The Federal Court consequently found that the reasonable notice period at the time of the termination was three months' notice. Mr Cropper was also entitled to damages for breach of contract for EAAPL's failure to provide reasonable notice of the termination of his employment (plus being entitled to recover amounts on account of unpaid annual leave, sick leave, and public holidays).
Lessons for Employers
The Federal Court's decision in Cropper makes it clear that, in the absence of a clear written term of the contract, or the application of an industrial instrument (e.g. an award or enterprise agreement) employers cannot necessarily rely on the minimum notice periods as set out by section 117 of the FW Act as representing the outer limit of entitlements to notice of termination of an employment contract.
However, this decision suggests that the same outcome may not apply in relation to an employee who is covered by a modern award or enterprise agreement that contains termination provisions.
Cropper confirms the importance of ensuring workers (whether employees or independent contractors) are engaged on up-to-date written contracts that accurately set out the terms of the engagement.
Risks can arise in respect of employees engaged without written employment contracts, or where circumstances change and the existing contract could no longer reasonably be said to govern the relationship.
This decision should prompt employers to ensure that their employment contracts are up to date and accurately reflect the true nature of the engagement and the role and duties an employee has been engaged to perform.
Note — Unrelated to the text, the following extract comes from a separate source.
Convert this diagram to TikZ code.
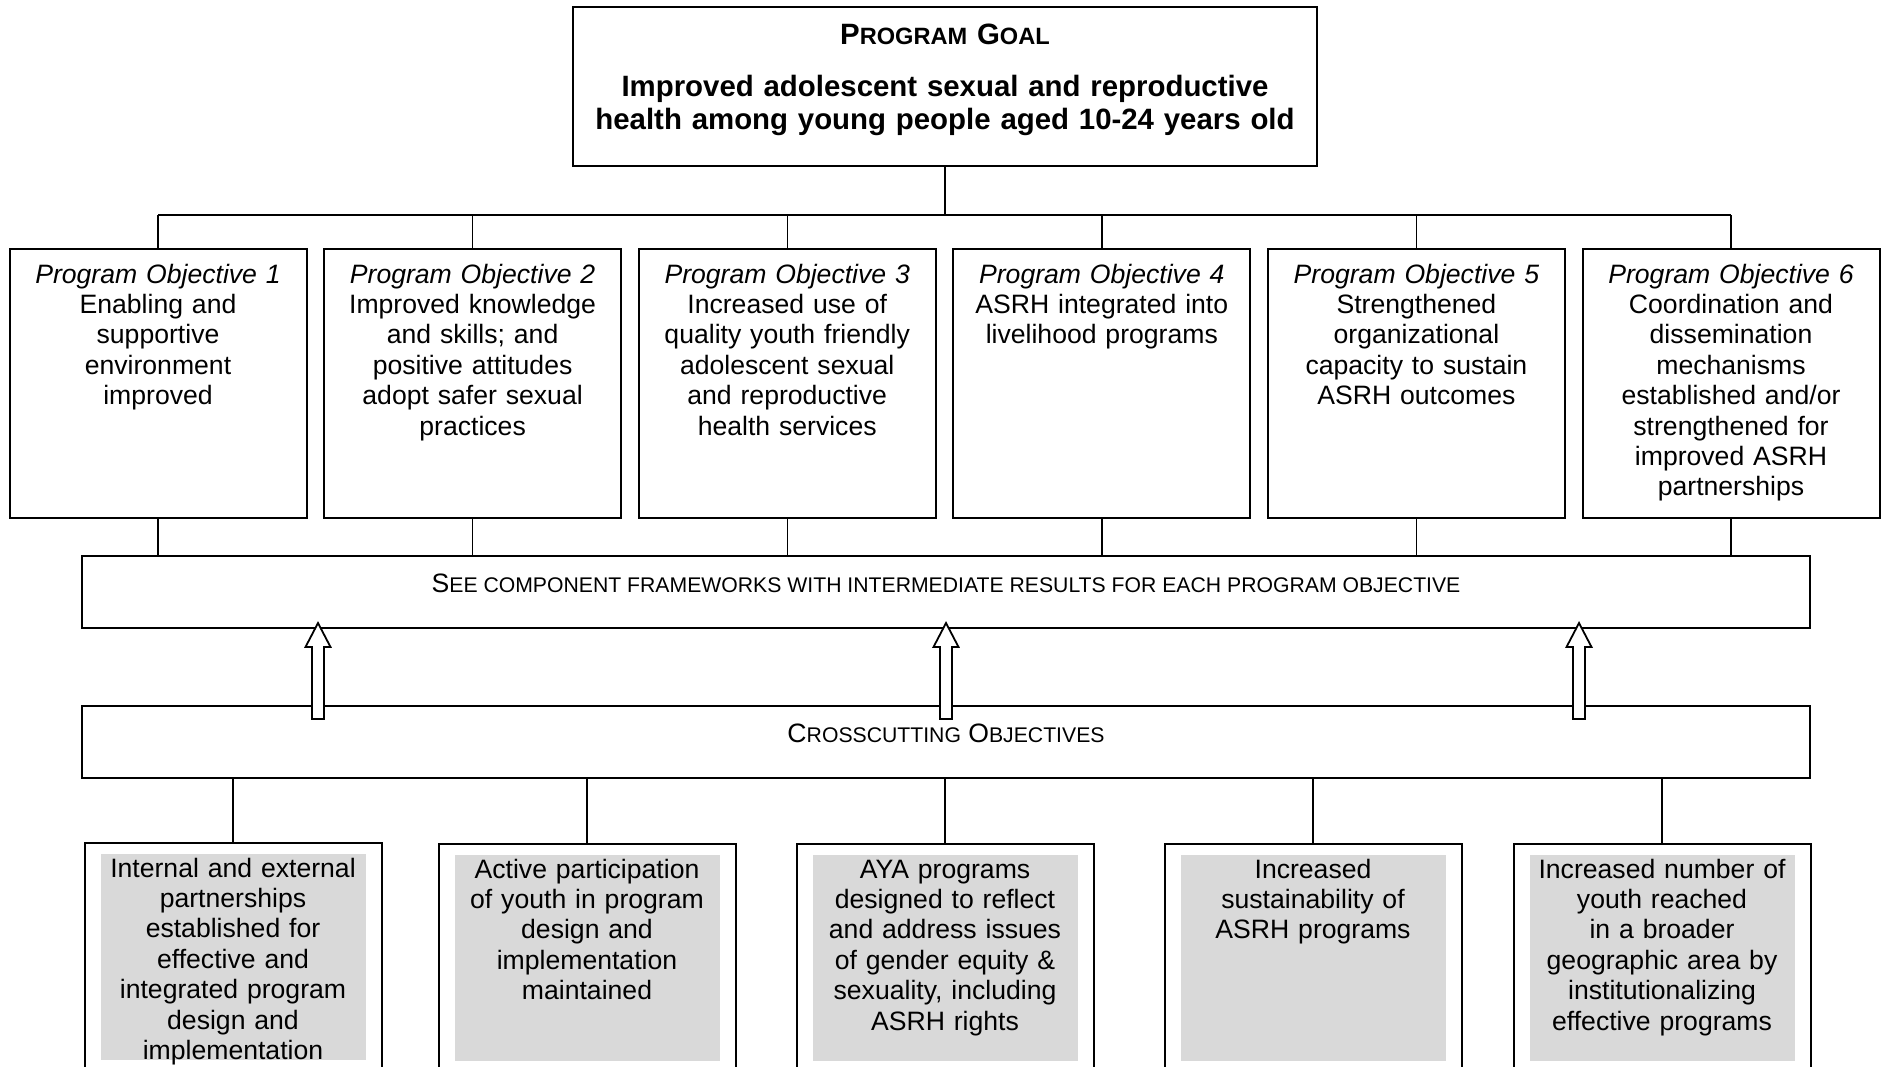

If an employee is promoted into a new role, the terms of the contract should be varied (or a new contract offered) reflecting the promotion.
Contracts are not "set and forget" documents. In order to best protect all parties, they need to remain accurate and up to date. A failure to do so will increase the risk of a reasonable notice term being implied by law.
Footnotes
1 Byrne v Australian Airlines (1995)
185 CLR 410 at 450.
2 (1995) 185 CLR 410 at 429.
3 [1992] VicRp 37.
4 [2014] NSWSC 859 at [53].
5 Note that an application for special leave to the High
Court in this matter was refused.
The content of this article is intended to provide a general guide to the subject matter. Specialist advice should be sought about your specific circumstances.